Und wie sieht es mit der Klimabilanz aus?
Alf Aleithe_ Wir berücksichtigen bei all unseren Neubauprojekten so viele Umweltaspekte wie möglich. In diesem Fall sind beide Gebäude BEG-Effizienzhaus-40-gefördert. Zwei PV-Anlagen liefern bei maximaler Ausnutzung zusammen 140 Kilowatt Strom. Und es gibt eine Grau-wasseraufbereitung, die für die WC-Spülung genutzt wird. Zusammen mit einer Wärmerückgewinnung via Wärmepumpe können wir 65 % des Gebäudeenergiebedarfs aus erneuerbaren Ressourcen sichern.
Ich sehe die Themen Klima- und Umweltschutz - genauso aber auch die Sicherung des sozialen Gleichgewichts – als gesamtgesellschaftliche Aufgabe, zu der sich alle bekennen und zu der alle beitragen müssen. Wir als berlinovo tun das mit unserer Klimaschutzstrategie und unseren zahlreichen konkreten sozialen Engagements.
Frau Esser, für nachhaltige Gebäude braucht es mehr Innovation und Digitalisierung. Wo stehen wir hier in Deutschland?
Ingeborg Esser_ Auf den Feldern Innovation und Digitalisierung im Bau sehe ich in Deutschland und Europa noch großen Nachholbedarf. Wenn ich in Japan oder in den USA auf die Baustellen schaue, sehe ich nur noch wenige Menschen auf dem Gelände, weil vieles automatisiert und unter Einsatz von Robotik abläuft. Aber serielles und modulares Bauen und Robotik im Neubau können nur der Anfang sein. Wenn wir unsere Klimaziele tatsächlich erreichen wollen, müssen wir auch die bereits bestehenden Gebäude anfassen. Ein Schlüsselwort lautet hier „serielles Sanieren“.
Herr Aleithe, ist das auch ein Thema für berlinovo?
Alf Aleithe_ Mit Letzterem beschäftigen wir uns zurzeit tatsächlich bei unseren kürzlich erworbenen Beständen im Falkenhagener Feld, weil die Vorteile deutlich auf der Hand liegen: Wenn wir die Leitungsführungen direkt in die neuen Fassadenelemente integrieren, haben wir ein klares Bild von den Verortungen, halten den Bestandseingriff gering und belasten den Alltag der Mieter:innen minimal.
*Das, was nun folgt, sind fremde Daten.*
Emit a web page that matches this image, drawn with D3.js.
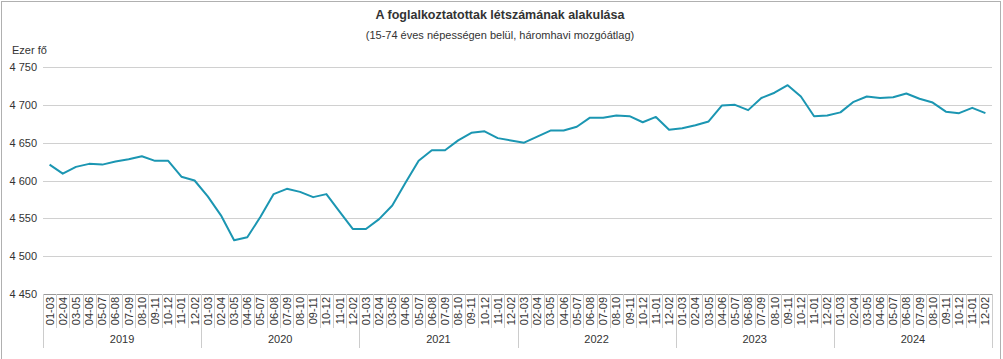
<!DOCTYPE html>
<html><head><meta charset="utf-8">
<script src="https://cdn.jsdelivr.net/npm/d3@7"></script>
<style>body{margin:0;background:#fff;} text{font-family:"Liberation Sans",Arial,sans-serif;}</style>
</head><body>
<svg id="c" width="1003" height="359"></svg>
<script>
const years = ["2019","2020","2021","2022","2023","2024"];
const periods = ["01-03","02-04","03-05","04-06","05-07","06-08","07-09","08-10","09-11","10-12","11-01","12-02"];
const values2019 = [4621,4609,4618,4622,4621,4625,4628,4632,4626,4626,4605,4600];
const values2020 = [4579,4554,4521,4525,4552,4582,4589,4585,4578,4582,4559,4536];
const values2021 = [4536,4549,4567,4597,4626,4640,4640,4653,4663,4665,4656,4653];
const values2022 = [4650,4658,4666,4666,4671,4683,4683,4686,4685,4677,4684,4667];
const values2023 = [4669,4673,4678,4699,4700,4693,4709,4716,4726,4711,4685,4686];
const values2024 = [4690,4704,4711,4709,4710,4715,4708,4703,4691,4689,4696,4689];
const yTicks = [4450,4500,4550,4600,4650,4700,4750];

(function(){
const allValues = [values2019,values2020,values2021,values2022,values2023,values2024];
const data = [];
years.forEach((yr,yi)=>periods.forEach((p,pi)=>data.push({key:yr+"-"+p, year:yr, period:p, value:allValues[yi][pi]})));

const svg = d3.select("#c");
const fmt = v => d3.format(",")(v).replace(/,/g," ");
const mLeft=43, mRight=992, mTop=67, mBottom=294;

svg.append("rect").attr("x",1.5).attr("y",1.5).attr("width",999).attr("height",370)
  .attr("fill","none").attr("stroke","#b0b0b0");

svg.append("text").attr("x",500).attr("y",19).attr("text-anchor","middle")
  .attr("font-size",12.5).attr("font-weight","bold").attr("fill","#333")
  .text("A foglalkoztatottak létszámának alakulása");
svg.append("text").attr("x",500).attr("y",39).attr("text-anchor","middle")
  .attr("font-size",11).attr("fill","#333")
  .text("(15-74 éves népességen belül, háromhavi mozgóátlag)");
svg.append("text").attr("x",12).attr("y",54).attr("font-size",11).attr("fill","#333").text("Ezer fő");

const x = d3.scaleBand().domain(data.map(d=>d.key)).range([mLeft,mRight]).padding(0);
const y = d3.scaleLinear().domain([4450,4750]).range([mBottom,mTop]);

svg.append("g").selectAll("line").data(yTicks.filter(t=>t>4450)).join("line")
  .attr("x1",mLeft).attr("x2",mRight).attr("y1",d=>Math.round(y(d))+0.5).attr("y2",d=>Math.round(y(d))+0.5)
  .attr("stroke","#d0d0d0").attr("stroke-width",1);

const ya = svg.append("g").attr("transform",`translate(${mLeft-6},0)`)
  .call(d3.axisLeft(y).tickValues(yTicks).tickFormat(fmt).tickSize(0));
ya.select(".domain").remove();
ya.selectAll("text").attr("font-size",11).attr("fill","#333").attr("font-family","Liberation Sans, Arial, sans-serif").attr("x",0).attr("dy","0.32em");

svg.append("line").attr("x1",mLeft).attr("x2",mRight).attr("y1",mBottom+0.5).attr("y2",mBottom+0.5).attr("stroke","#999");

const cg = svg.append("g");
cg.selectAll("line").data(data).join("line")
  .attr("x1",d=>Math.round(x(d.key))+0.5).attr("x2",d=>Math.round(x(d.key))+0.5)
  .attr("y1",mBottom).attr("y2",328).attr("stroke","#ccc");
svg.append("line").attr("x1",mRight+0.5).attr("x2",mRight+0.5).attr("y1",mBottom).attr("y2",348).attr("stroke","#ccc");
cg.selectAll("text").data(data).join("text")
  .attr("transform",d=>`translate(${x(d.key)+x.bandwidth()/2+4},297) rotate(-90)`)
  .attr("text-anchor","end").attr("font-size",11).attr("fill","#333").text(d=>d.period);

const yearX = yr => x(yr+"-01-03");
svg.append("g").selectAll("line").data(years).join("line")
  .attr("x1",d=>Math.round(yearX(d))+0.5).attr("x2",d=>Math.round(yearX(d))+0.5)
  .attr("y1",mBottom).attr("y2",348).attr("stroke","#ccc");
svg.append("g").selectAll("text").data(years).join("text")
  .attr("x",d=>yearX(d)+x.bandwidth()*6).attr("y",343).attr("text-anchor","middle")
  .attr("font-size",11).attr("fill","#333").text(d=>d);

svg.append("path").datum(data)
  .attr("d",d3.line().x(d=>x(d.key)+x.bandwidth()/2).y(d=>y(d.value)))
  .attr("fill","none").attr("stroke","#1b96b2").attr("stroke-width",2).attr("stroke-linejoin","round");
})();
</script>
</body></html>
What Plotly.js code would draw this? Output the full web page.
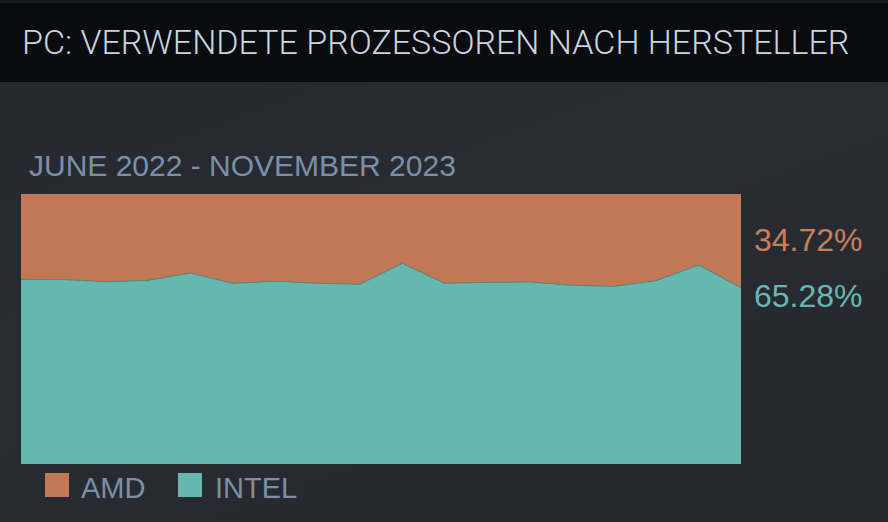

In diesem Gespräch begegnen sich Interessen-vertretung und landeseigenes Unternehmertum. Was würden Sie sich wünschen, damit die Immobilienwirtschaft in Deutschland und Berlin ihre Aufgaben erfolgreich erledigen kann?
Ingeborg Esser_ Mein Wunsch richtet sich an die Politik und lässt sich in drei Worte fassen: „Gemeinsam ehrlich rechnen.“ Nach meiner Beobachtung erfolgen wohnungspolitische Entscheidungen noch zu oft auf einer zu vagen wirtschaftlichen Grundlage. Diese braucht es aber, wenn Lösungen in einem Marktumfeld funktionieren sollen. Hier kann es sehr helfen, im Vorfeld von Entscheidungen die Erfahrungen der Wirtschaft einzubeziehen. Wirtschaftliche Zusammenhänge sind kein Zauberwerk. Und wenn eine Rechnung nicht aufgeht, dann lohnt es sich innezuhalten und zusammen so lange an der Gleichung zu arbeiten, bis sie aufgeht.
Alf Aleithe_ Ich würde mir für meinen Planungsalltag mehr Kontinuität im Umfeld wünschen. Zwischen dem ersten Blickkontakt zu einem Grundstück bis hin zur Realisierung eines Projekts können drei bis sieben Jahre liegen. Dazwischen liegen die Investitionsplanung, das B-Planverfahren, die Baugenehmigung, das Vergabeverfahren und zahlreiche andere Stufen, die schnell zu unberechenbaren Variablen werden, wenn sich Förderbedingungen, Richtlinien und Genehmigungsprozesse ändern. Dazu kommt ein Marktumfeld, das sich ebenfalls laufend verändert. Das macht ein Bauprojekt heute extrem komplex und ist nur mit einem leistungsstarken und verlässlichen Team zu bewältigen. Das haben wir zum Glück bei berlinovo.
Frau Esser, Herr Aleithe, vielen Dank für das Interview.